Would it have made a difference if these new rules had been in place in September 2008? A back-of-the-envelope look at the failures of Bankia in Spain and Anglo-Irish Bank in Ireland—the two largest bank failures in Europe—is instructive and suggests yes. The precrisis balance sheet of the two banks and the cost of their eventual government bailouts are presented in table 1.

Table 1

The situation in the two Cypriot banks is well-known. Their lack of subordinated liabilities and bank bonds necessitated large bail-ins of uninsured depositors. But Bankia’s situation before the crisis was different. Its marketable debt securities amounted to 16 percent of total liabilities and equity. The share of these bonds defined as exempt under the new bail-in rules cannot be gauged, though the aggregate number is larger than the 6 percent of total liabilities and equity value of the Spanish government bailout of Bankia.

In early 2013, before injecting capital into Bankia, the Spanish government did write down its share values to a nominal €0.01/share. It also imposed €2 billion in losses on preferred shareholders and subordinated debt holders. Equity holders were nearly wiped out, but junior bondholders suffered a relatively limited loss about 30 percent. The total bail-ins amounted to less than the new European rules prescribed in stage one of a bank restructuring. Thus, had Madrid instead been compelled to impose the now mandatory 8 percent of Bankia’s total liabilities and equity on creditors before injecting its own money, Bankia creditors would have faced larger losses.

Spain’s political resistance to such losses and fear of contagion obliged Prime Minister Mariano Rajoy to accept the political conditionality of his ESM bailout instead. But his government might have avoided injecting any public capital into Bankia under Europe’s new bail-in rules. Indeed these rules might helped Spain avoid its ESM bailout altogether.

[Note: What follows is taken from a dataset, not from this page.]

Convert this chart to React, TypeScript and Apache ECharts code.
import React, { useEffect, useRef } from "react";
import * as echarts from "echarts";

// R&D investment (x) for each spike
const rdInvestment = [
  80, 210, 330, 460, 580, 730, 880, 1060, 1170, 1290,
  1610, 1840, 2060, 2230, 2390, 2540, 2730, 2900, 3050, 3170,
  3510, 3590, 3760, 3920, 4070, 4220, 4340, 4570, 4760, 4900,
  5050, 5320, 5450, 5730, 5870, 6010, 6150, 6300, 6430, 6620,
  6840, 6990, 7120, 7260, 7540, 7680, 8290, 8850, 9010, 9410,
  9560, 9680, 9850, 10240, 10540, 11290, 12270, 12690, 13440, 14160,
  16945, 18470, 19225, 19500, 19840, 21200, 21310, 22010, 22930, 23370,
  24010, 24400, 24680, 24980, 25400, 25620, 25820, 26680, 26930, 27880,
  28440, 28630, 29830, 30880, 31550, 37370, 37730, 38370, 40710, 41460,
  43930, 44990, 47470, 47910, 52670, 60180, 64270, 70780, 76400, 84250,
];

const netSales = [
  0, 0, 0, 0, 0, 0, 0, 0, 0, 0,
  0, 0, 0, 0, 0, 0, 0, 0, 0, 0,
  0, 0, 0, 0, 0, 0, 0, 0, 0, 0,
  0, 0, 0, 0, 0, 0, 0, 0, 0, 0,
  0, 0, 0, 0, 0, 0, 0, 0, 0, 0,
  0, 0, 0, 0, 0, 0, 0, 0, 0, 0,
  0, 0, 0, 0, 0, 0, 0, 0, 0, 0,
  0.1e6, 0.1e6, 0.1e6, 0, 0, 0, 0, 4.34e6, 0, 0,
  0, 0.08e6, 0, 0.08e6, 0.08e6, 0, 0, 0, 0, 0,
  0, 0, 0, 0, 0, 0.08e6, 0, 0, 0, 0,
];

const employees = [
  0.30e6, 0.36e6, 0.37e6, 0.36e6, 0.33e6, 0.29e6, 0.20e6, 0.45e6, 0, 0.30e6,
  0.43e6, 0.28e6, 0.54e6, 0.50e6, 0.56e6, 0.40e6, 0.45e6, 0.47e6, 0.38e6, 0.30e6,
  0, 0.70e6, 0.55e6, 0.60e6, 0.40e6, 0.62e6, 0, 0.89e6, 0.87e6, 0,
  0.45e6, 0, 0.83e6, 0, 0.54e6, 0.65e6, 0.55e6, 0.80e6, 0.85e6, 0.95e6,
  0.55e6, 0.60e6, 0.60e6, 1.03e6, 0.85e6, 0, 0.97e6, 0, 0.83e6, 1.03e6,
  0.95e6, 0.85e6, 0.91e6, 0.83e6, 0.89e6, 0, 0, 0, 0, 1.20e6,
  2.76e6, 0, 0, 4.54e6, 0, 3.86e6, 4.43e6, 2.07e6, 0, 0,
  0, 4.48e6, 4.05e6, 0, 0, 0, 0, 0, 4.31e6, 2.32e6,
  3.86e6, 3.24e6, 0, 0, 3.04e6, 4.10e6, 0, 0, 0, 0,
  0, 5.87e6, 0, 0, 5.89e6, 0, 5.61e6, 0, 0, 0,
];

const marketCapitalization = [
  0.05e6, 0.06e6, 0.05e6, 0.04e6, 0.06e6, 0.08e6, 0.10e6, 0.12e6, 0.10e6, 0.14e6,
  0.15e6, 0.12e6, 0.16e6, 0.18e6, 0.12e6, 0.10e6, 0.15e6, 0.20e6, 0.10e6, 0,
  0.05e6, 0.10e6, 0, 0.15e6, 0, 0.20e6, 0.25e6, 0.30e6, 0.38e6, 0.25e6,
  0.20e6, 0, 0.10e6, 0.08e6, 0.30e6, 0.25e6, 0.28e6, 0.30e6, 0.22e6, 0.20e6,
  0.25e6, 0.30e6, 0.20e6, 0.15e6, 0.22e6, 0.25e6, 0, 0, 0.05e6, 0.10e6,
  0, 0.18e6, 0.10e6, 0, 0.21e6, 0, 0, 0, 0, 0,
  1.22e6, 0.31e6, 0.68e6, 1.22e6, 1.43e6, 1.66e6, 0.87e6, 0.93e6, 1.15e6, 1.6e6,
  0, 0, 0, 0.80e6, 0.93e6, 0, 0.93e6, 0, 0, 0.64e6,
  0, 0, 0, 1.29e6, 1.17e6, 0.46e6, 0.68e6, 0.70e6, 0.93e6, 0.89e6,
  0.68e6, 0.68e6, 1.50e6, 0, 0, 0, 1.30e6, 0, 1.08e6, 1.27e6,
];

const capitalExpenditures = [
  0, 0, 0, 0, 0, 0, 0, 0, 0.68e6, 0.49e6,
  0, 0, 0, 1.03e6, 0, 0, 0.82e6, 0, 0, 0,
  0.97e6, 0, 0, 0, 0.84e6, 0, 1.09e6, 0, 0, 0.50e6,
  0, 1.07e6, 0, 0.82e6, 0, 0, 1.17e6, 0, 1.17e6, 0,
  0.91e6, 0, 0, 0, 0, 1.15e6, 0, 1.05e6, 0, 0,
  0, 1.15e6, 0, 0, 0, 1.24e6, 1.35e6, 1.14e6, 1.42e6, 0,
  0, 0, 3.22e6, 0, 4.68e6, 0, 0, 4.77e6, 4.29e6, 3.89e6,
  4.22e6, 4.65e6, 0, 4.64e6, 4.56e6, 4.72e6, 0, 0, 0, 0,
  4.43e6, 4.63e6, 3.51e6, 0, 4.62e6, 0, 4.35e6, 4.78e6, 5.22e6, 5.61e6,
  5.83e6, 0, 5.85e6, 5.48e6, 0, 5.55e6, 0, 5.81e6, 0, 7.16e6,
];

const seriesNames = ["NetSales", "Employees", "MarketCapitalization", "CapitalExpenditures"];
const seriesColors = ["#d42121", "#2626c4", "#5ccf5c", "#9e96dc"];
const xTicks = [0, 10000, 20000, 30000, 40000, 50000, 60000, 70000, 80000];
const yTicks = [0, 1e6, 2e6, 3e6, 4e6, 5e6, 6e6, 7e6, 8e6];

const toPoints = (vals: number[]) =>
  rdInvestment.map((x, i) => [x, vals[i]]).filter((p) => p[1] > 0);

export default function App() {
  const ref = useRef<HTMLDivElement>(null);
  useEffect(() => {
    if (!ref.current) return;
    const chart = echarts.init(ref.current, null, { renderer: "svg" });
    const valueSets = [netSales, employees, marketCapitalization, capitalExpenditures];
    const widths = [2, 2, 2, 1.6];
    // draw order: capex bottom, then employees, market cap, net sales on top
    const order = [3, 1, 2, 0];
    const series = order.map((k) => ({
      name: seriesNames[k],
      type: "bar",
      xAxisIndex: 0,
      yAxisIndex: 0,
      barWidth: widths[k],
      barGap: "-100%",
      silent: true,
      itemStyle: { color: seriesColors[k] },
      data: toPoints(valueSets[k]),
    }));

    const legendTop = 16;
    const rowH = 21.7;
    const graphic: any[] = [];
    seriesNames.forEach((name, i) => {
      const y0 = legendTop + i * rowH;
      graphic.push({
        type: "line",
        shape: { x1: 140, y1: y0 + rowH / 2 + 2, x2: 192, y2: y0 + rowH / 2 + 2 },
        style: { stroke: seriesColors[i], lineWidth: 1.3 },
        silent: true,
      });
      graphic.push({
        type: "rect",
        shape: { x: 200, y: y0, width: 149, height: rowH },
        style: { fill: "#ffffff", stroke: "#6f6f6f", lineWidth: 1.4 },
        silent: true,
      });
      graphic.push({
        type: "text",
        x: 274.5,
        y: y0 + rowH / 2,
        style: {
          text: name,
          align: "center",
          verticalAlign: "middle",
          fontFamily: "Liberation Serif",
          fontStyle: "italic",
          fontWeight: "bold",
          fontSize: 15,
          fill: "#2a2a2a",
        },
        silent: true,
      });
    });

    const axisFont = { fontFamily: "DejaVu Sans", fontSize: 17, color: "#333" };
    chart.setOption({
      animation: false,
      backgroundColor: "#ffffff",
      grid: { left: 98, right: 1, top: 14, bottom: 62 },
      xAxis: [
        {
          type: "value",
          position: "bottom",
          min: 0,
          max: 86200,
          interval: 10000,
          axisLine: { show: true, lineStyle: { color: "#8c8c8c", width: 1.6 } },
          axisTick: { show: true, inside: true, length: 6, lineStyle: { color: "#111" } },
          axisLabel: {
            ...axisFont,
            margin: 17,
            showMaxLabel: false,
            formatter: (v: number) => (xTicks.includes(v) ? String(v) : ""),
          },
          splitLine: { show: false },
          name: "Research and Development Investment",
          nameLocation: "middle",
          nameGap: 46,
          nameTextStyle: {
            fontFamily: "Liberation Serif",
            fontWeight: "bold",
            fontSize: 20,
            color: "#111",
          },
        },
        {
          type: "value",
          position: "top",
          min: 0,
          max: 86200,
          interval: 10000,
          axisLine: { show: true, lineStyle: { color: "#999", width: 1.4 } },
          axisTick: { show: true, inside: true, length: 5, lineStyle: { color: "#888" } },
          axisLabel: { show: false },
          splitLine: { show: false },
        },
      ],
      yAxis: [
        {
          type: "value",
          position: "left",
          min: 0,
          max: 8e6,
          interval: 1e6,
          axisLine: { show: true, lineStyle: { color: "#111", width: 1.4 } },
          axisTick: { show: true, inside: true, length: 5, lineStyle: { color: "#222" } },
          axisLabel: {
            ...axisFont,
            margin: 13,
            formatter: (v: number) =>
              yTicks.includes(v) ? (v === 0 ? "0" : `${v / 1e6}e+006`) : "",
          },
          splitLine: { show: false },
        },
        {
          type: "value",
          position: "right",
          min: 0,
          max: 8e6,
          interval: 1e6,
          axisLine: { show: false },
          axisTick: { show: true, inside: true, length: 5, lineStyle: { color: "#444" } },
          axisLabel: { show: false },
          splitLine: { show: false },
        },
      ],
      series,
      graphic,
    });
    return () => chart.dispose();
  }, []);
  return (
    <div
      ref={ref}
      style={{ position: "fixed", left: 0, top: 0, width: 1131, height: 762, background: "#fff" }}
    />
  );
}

In the Anglo-Irish Bank case, losses of 70 to 90 percent were imposed on junior bondholders through bank buybacks at reduced prices. But these costs did not prevent a staggering bill to Irish taxpayers of a third of the bank’s pre-crisis total liabilities and equity. Had the Irish government been allowed to bail-in Anglo-Irish’s senior bondholders, taxpayers would have been spared a lot. But such a deal would not have been enough, on the other hand. Table 1 makes it clear that even after skinning a large share of the bank’s unsecured depositors above €100,000, an Irish government financial contribution would have been necessary to safely wind up Anglo-Irish Bank. Europe’s new bank resolution would have helped lower the bill for Irish taxpayers, but a “stage three” recapitalization through the ESM might still have been required.

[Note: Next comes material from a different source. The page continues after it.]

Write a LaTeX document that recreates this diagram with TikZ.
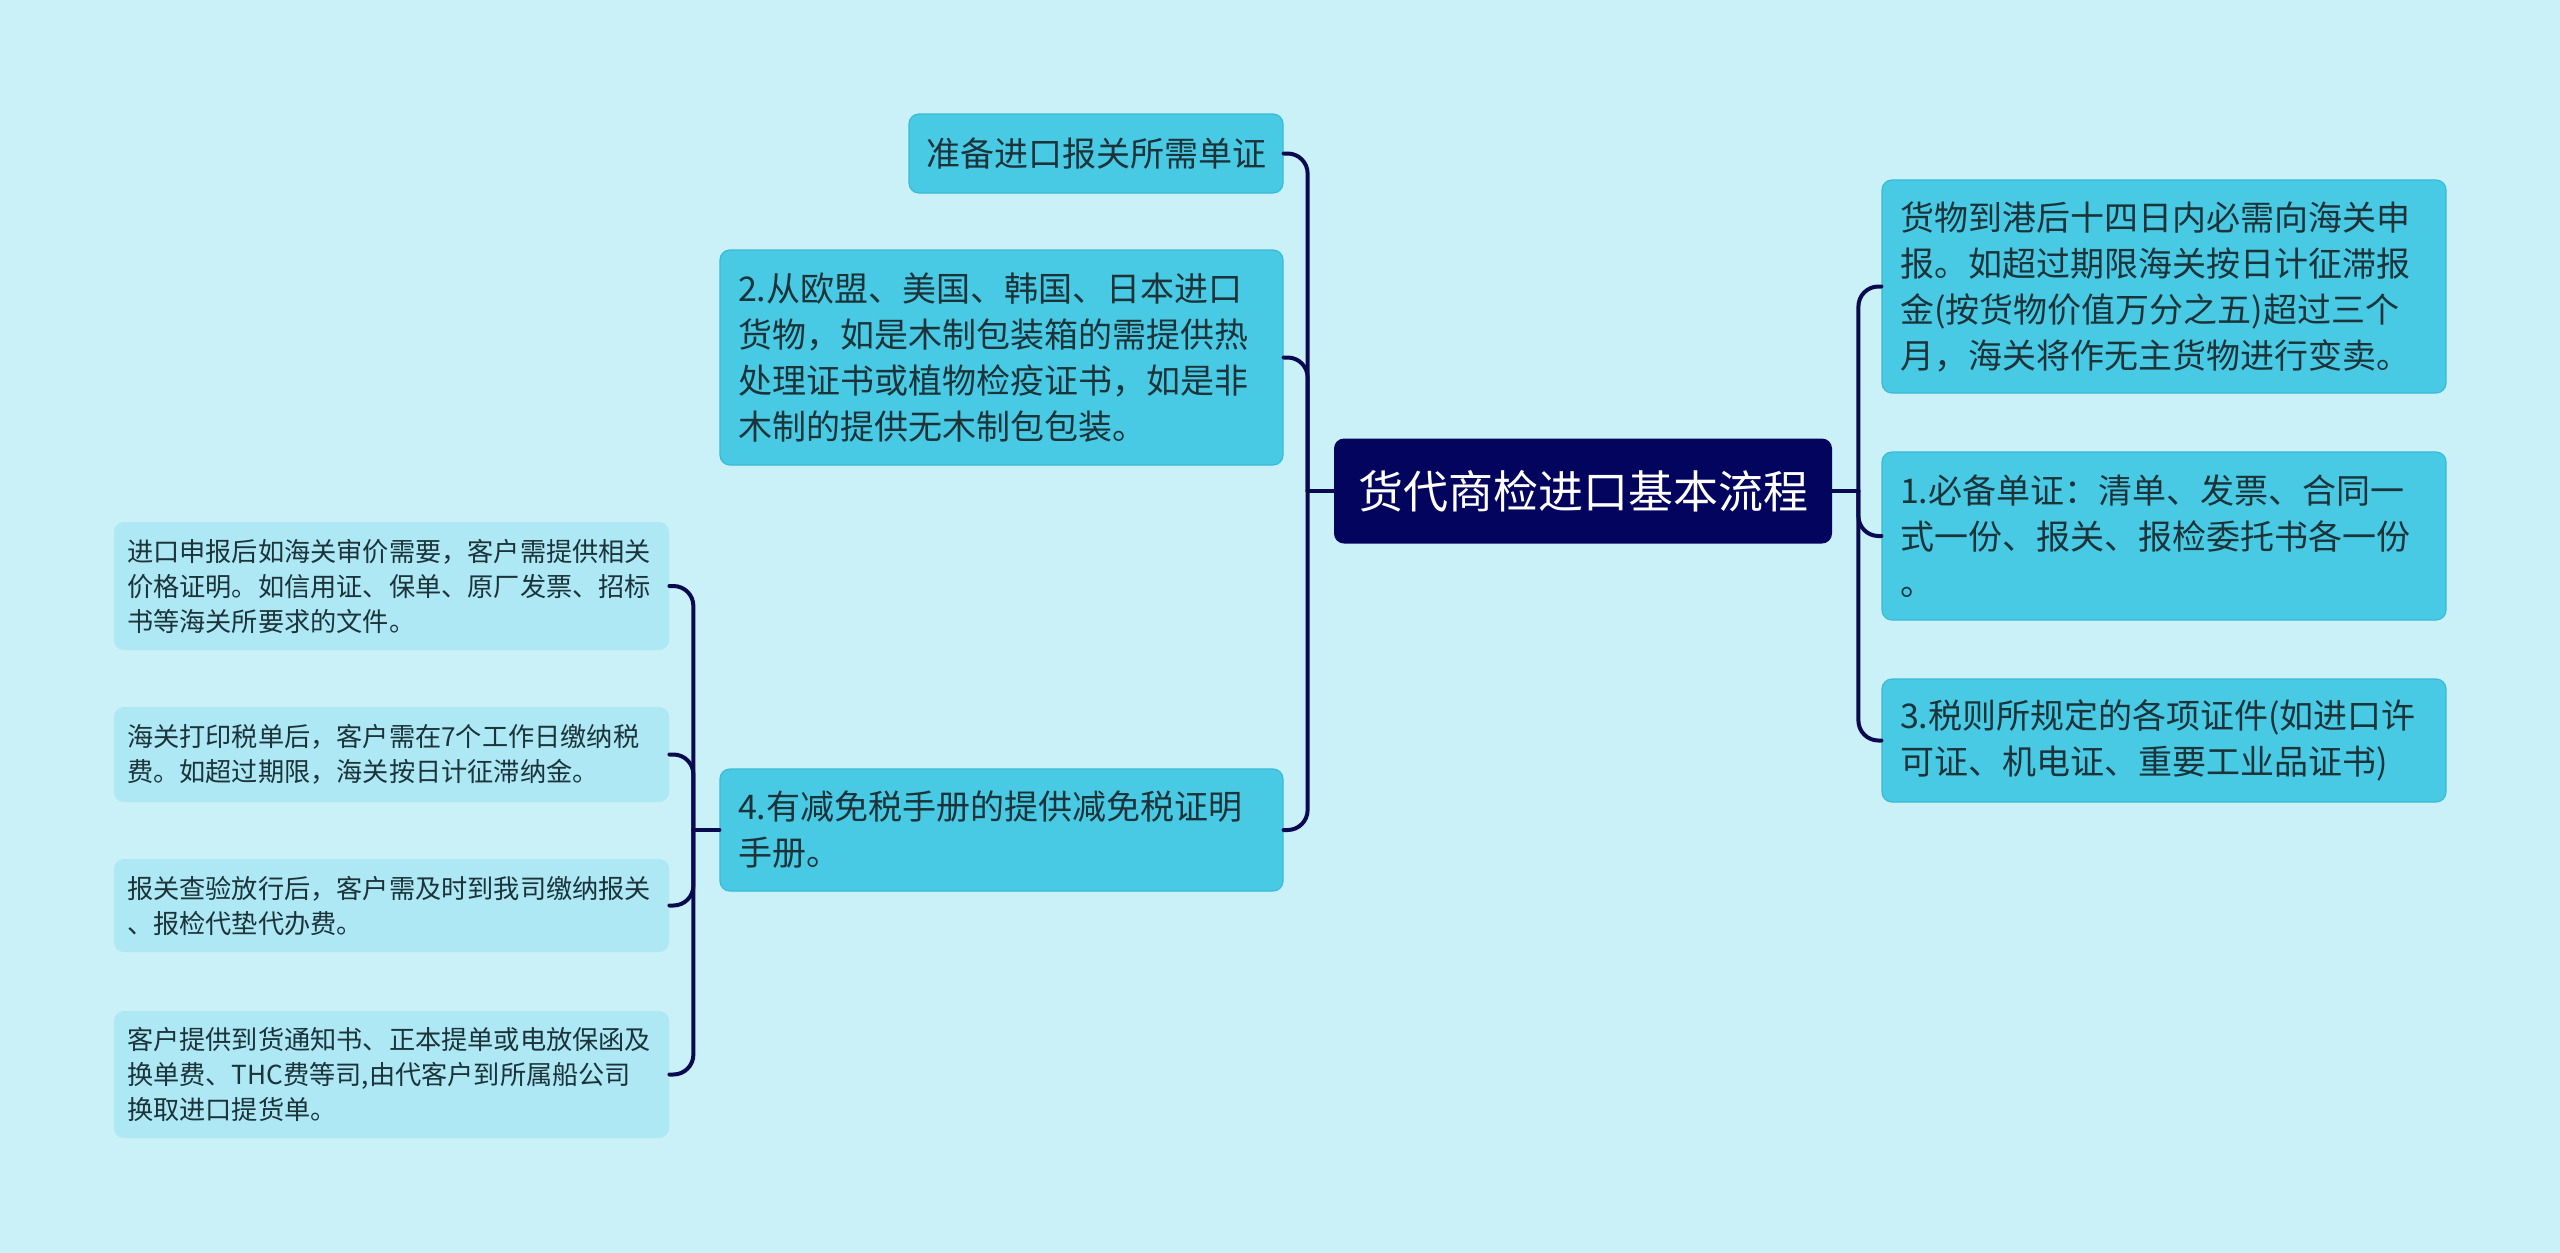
\documentclass[tikz,border=0pt]{standalone}
\usepackage{fontspec}
\setmainfont{Noto Sans CJK SC}
\usetikzlibrary{calc}
\definecolor{bgc}{HTML}{CAF0F8}
\definecolor{midc}{HTML}{48CAE4}
\definecolor{midb}{HTML}{3BBAD6}
\definecolor{leafc}{HTML}{ADE8F4}
\definecolor{rootc}{HTML}{03045E}
\definecolor{linec}{HTML}{0A0A50}
\definecolor{txt}{HTML}{1B3339}
\begin{document}
\begin{tikzpicture}[x=0.5pt,y=-0.5pt,
  midbox/.style={fill=midc, draw=midb, line width=0.6pt, rounded corners=5pt, align=left,
    inner xsep=9pt, inner ysep=0pt, text=txt, font=\fontsize{17}{23}\selectfont, text width=263.5pt},
  leafbox/.style={fill=leafc, rounded corners=5pt, align=left, inner xsep=6.5pt, inner ysep=0pt,
    text=txt, font=\fontsize{13.1}{17.5}\selectfont, text width=264.5pt},
  rootbox/.style={fill=rootc, rounded corners=5pt, text=white, align=center,
    font=\fontsize{22.5}{27}\selectfont, minimum width=249pt, minimum height=52.5pt, inner sep=0pt},
  conn/.style={draw=linec, line width=2pt, rounded corners=10pt, line cap=round}]
\useasboundingbox[fill=bgc] (0,0) rectangle (2560,1253);

\node[rootbox] (root) at (1583,491) {货代商检进口基本流程};

\node[midbox, text width=171pt, align=center, inner xsep=8pt, minimum height=39.5pt] (A) at (1096,153.5) {准备进口报关所需单证};
\node[midbox, minimum height=107.5pt] (B) at (1001.5,357.5) {2.从欧盟、美国、韩国、日本进口\\货物，如是木制包装箱的需提供热\\处理证书或植物检疫证书，如是非\\木制的提供无木制包包装。};
\node[midbox, minimum height=61pt] (C) at (1001.5,830) {4.有减免税手册的提供减免税证明\\手册。};

\node[midbox, text width=264pt, minimum height=106.5pt] (R1) at (2164,286.5) {货物到港后十四日内必需向海关申\\报。如超过期限海关按日计征滞报\\金(按货物价值万分之五)超过三个\\月，海关将作无主货物进行变卖。};
\node[midbox, text width=264pt, minimum height=84pt] (R2) at (2164,536) {1.必备单证：清单、发票、合同一\\式一份、报关、报检委托书各一份\\。};
\node[midbox, text width=264pt, minimum height=61.5pt] (R3) at (2164,740.5) {3.税则所规定的各项证件(如进口许\\可证、机电证、重要工业品证书)};

\node[leafbox, minimum height=64pt] (L1) at (391.5,586) {进口申报后如海关审价需要，客户需提供相关\\价格证明。如信用证、保单、原厂发票、招标\\书等海关所要求的文件。};
\node[leafbox, minimum height=47.5pt] (L2) at (391.5,754.5) {海关打印税单后，客户需在7个工作日缴纳税\\费。如超过期限，海关按日计征滞纳金。};
\node[leafbox, minimum height=46.5pt] (L3) at (391.5,905.5) {报关查验放行后，客户需及时到我司缴纳报关\\、报检代垫代办费。};
\node[leafbox, minimum height=63.5pt] (L4) at (391.5,1074.5) {客户提供到货通知书、正本提单或电放保函及\\换单费、THC费等司,由代客户到所属船公司\\换取进口提货单。};

\coordinate (jl) at ($(root.west)+(-26,0)$);
\coordinate (jr) at ($(root.east)+(26,0)$);
\coordinate (jc) at ($(C.west)+(-26,0)$);

\draw[conn] (root.west) -- (jl);
\draw[conn] (jl) |- (A.east);
\draw[conn] (jl) |- (B.east);
\draw[conn] (jl) |- (C.east);

\draw[conn] (root.east) -- (jr);
\draw[conn] (jr) |- (R1.west);
\draw[conn] (jr) |- (R2.west);
\draw[conn] (jr) |- (R3.west);

\draw[conn] (C.west) -- (jc);
\draw[conn] (jc) |- (L1.east);
\draw[conn] (jc) |- (L2.east);
\draw[conn] (jc) |- (L3.east);
\draw[conn] (jc) |- (L4.east);
\end{tikzpicture}
\end{document}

The Anglo-Irish Bank disaster was perhaps the most costly single bank collapse in history, when measured by its home country GDP. In retrospect, it illustrates the fact that Europe’s bank bail-in rules would not cover all circumstances. But Ireland would have faced a lower cost. Europe’s new bank resolution rules—if applied across all Ireland’s banks in the crisis (and not just Anglo-Irish Bank)—may have enabled the country to avoid going to the International Monetary Fund (IMF). That would have made a large difference for the Irish, too.

Despite the progress toward Europe’s banking union, much work remains. The deals announced in Brussels must be negotiated with the European Parliament, though this should not be difficult.

In my next post, I will discuss the challenges that lie ahead.

Notes

1. In cases—e.g., Sweden—where the government makes resolution financing worth 3 percent of covered assets available, 20 percent of risk weighted assets rather than 8 percent of total assets can be imposed in losses.

2. The DIF in the United States covers both deposit insurance and bank resolution tasks.